Estrategias con socios internacionales alrededor de la
aparcería, las concesiones, los negocios en compañía, el aportar nosotros las
tierras y comprometerse ellos en emplear la mano de obra local, traer la
tecnología, desarrollar las infraestructuras de todo tipo necesarias, traer
buenas prácticas y garantizar la comercialización de los productos, pagar
impuestos, todo ello nos convertiría en una potencia planetaria.
Levantar las restricciones para universalizar el uso de
semillas naturales y artificiales sin estar sometidos a monopolios
internacionales, evitar el uso de insecticidas y/o abonos que afecten a los
humanos y a los polinizadores.
Por ahora, desarrollemos por fin el siempre aplazado censo
catastral rural, intensifiquemos el programa de restitución de tierras,
reconstruyamos una figura semejante al anterior Idema, propongámonos como
objetivo nacional ser autosuficientes en términos alimenticios, comprometernos
a que ningún niño en Colombia muera por hambre o por desnutrición,
desarrollemos una infraestructura vial alrededor de las vías terciarias que
permitirán la integración con las nuevas generaciones de carreteras y hagamos
que el Estado asegure su presencia en cada rincón del país.

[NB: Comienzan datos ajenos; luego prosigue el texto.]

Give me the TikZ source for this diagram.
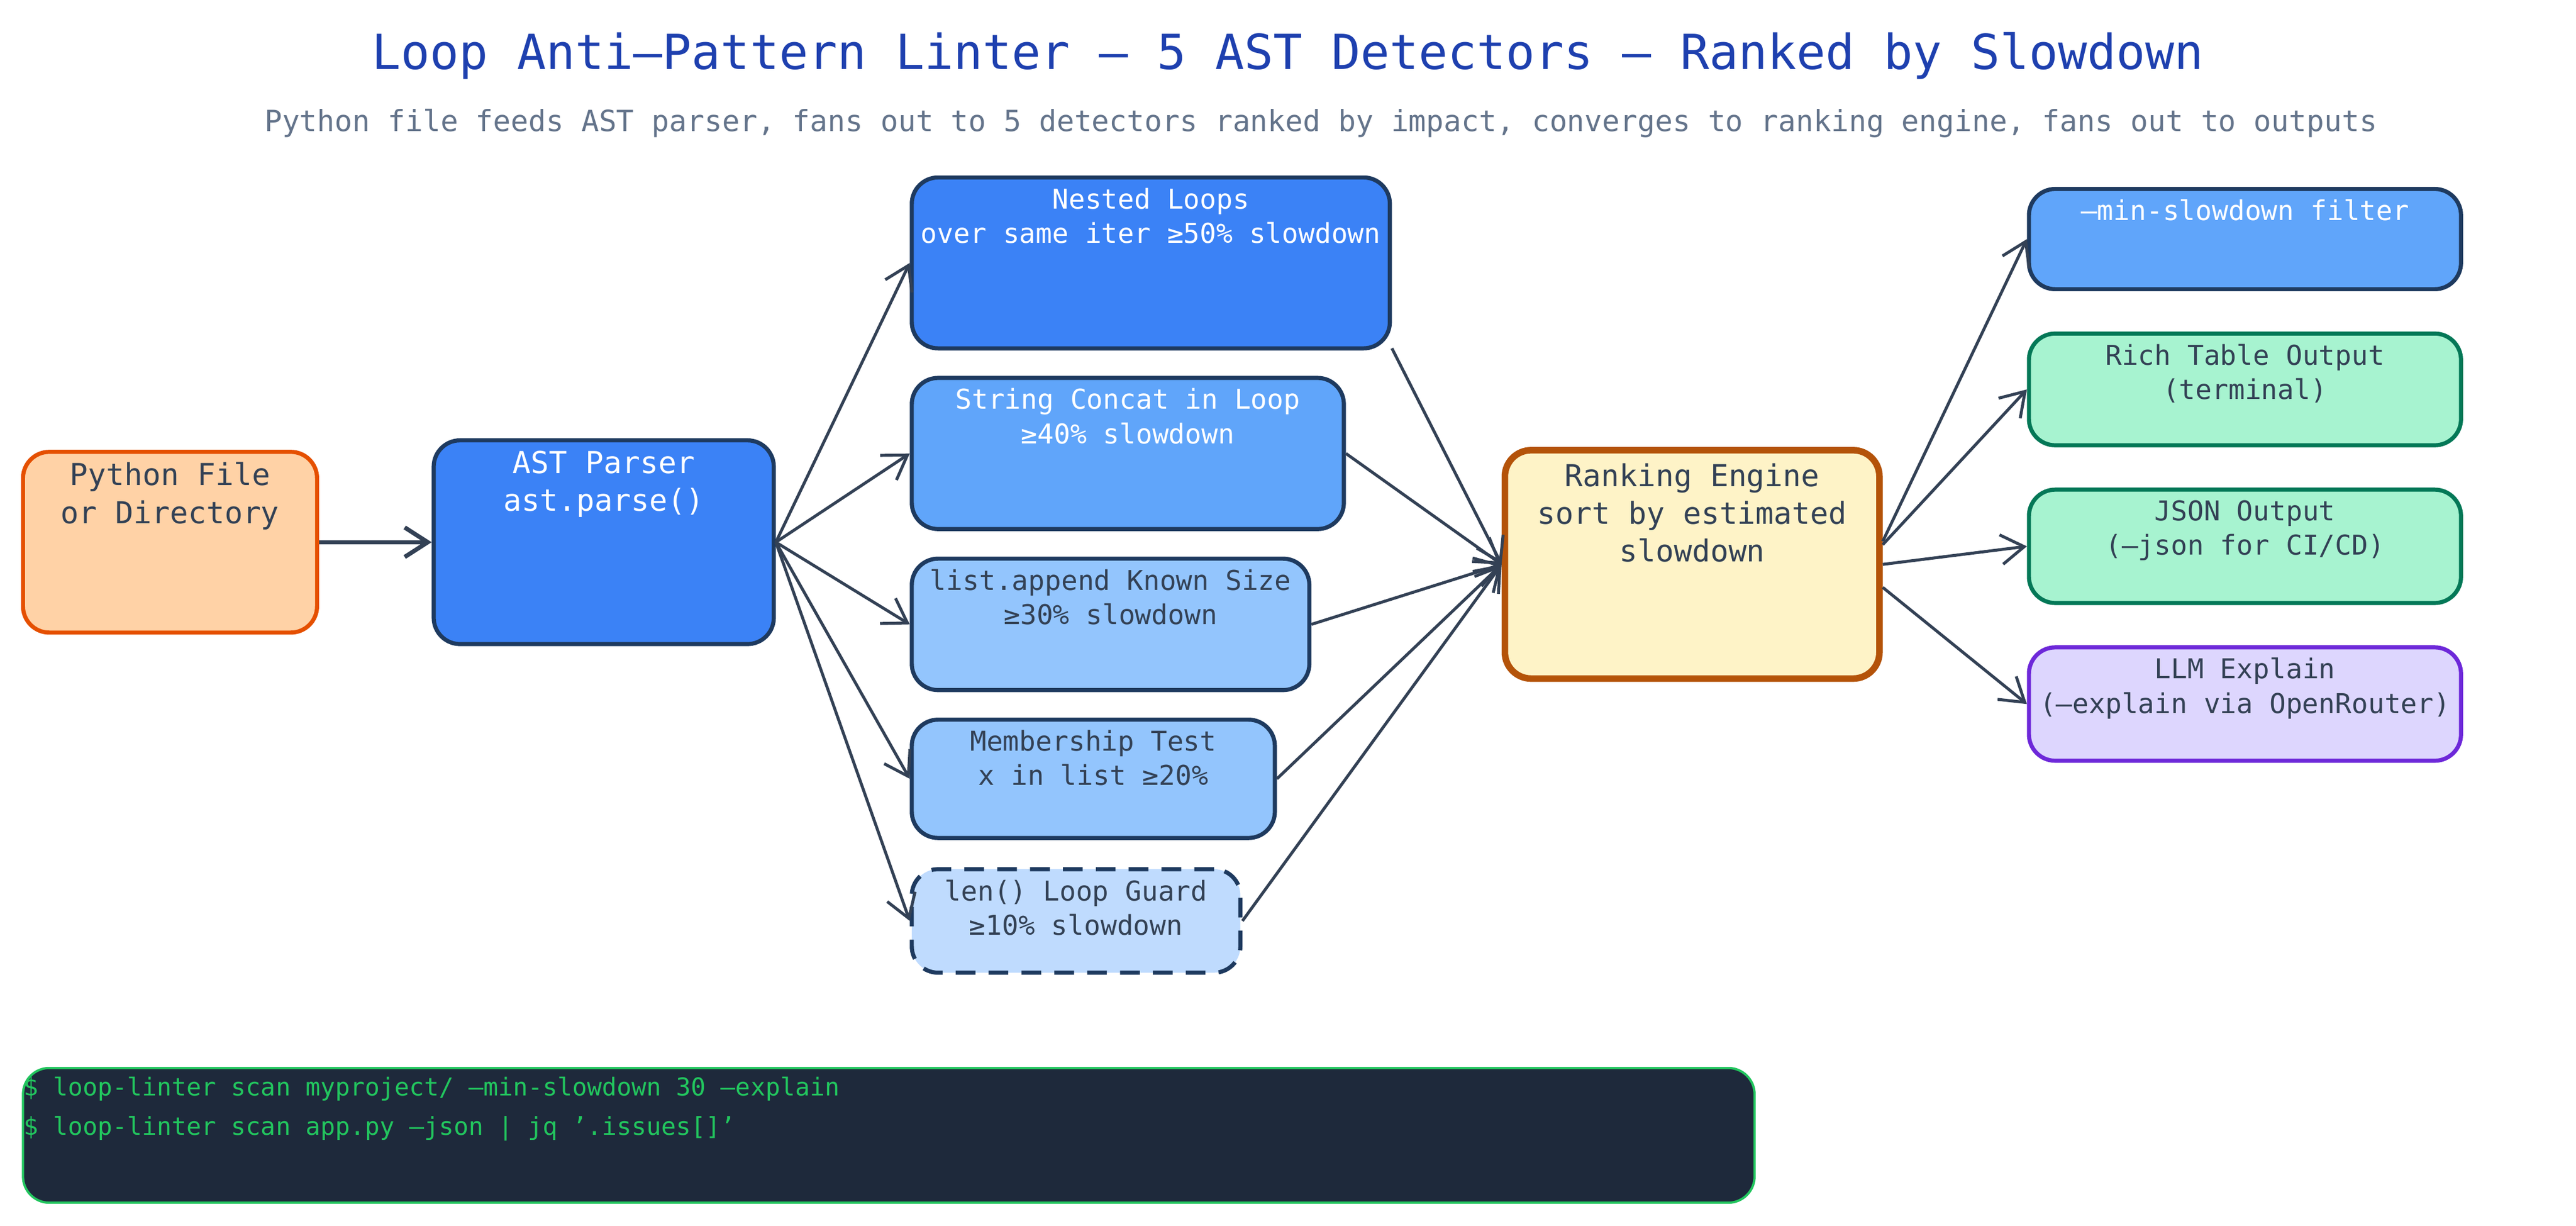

Recordemos que los campesinos han sido quienes
históricamente han puesto los muertos ante el conflicto armado, que han sido quienes
han aportado los soldados para la Patria, que son quienes con su esfuerzo aseguran
cierto nivel de aprovisionamiento para las ciudades y quienes cuidan y protegen
nuestras selvas, nuestros bosques, nuestra flora y nuestra fauna, y sobre todo
nuestra agua.
De manera respetuosa recomiendo la lectura del libro “El
sentido común de la reforma agraria” de don Hernán Echavarría Olózoga, prominente
y destacado empresario y experimentado, además, en las lides de lo público.
Sus apreciaciones sobre el concepto de la relación entre
productividad de la tierra y el tema tributario dan luces sobre asuntos de los
cuales hoy se habla, más respaldados en la desinformación y la ignorancia que en
bases argumentativas de peso.
Son las posturas y opiniones de un empresario representante
del capital que entiende con claridad meridiana la función de lo público.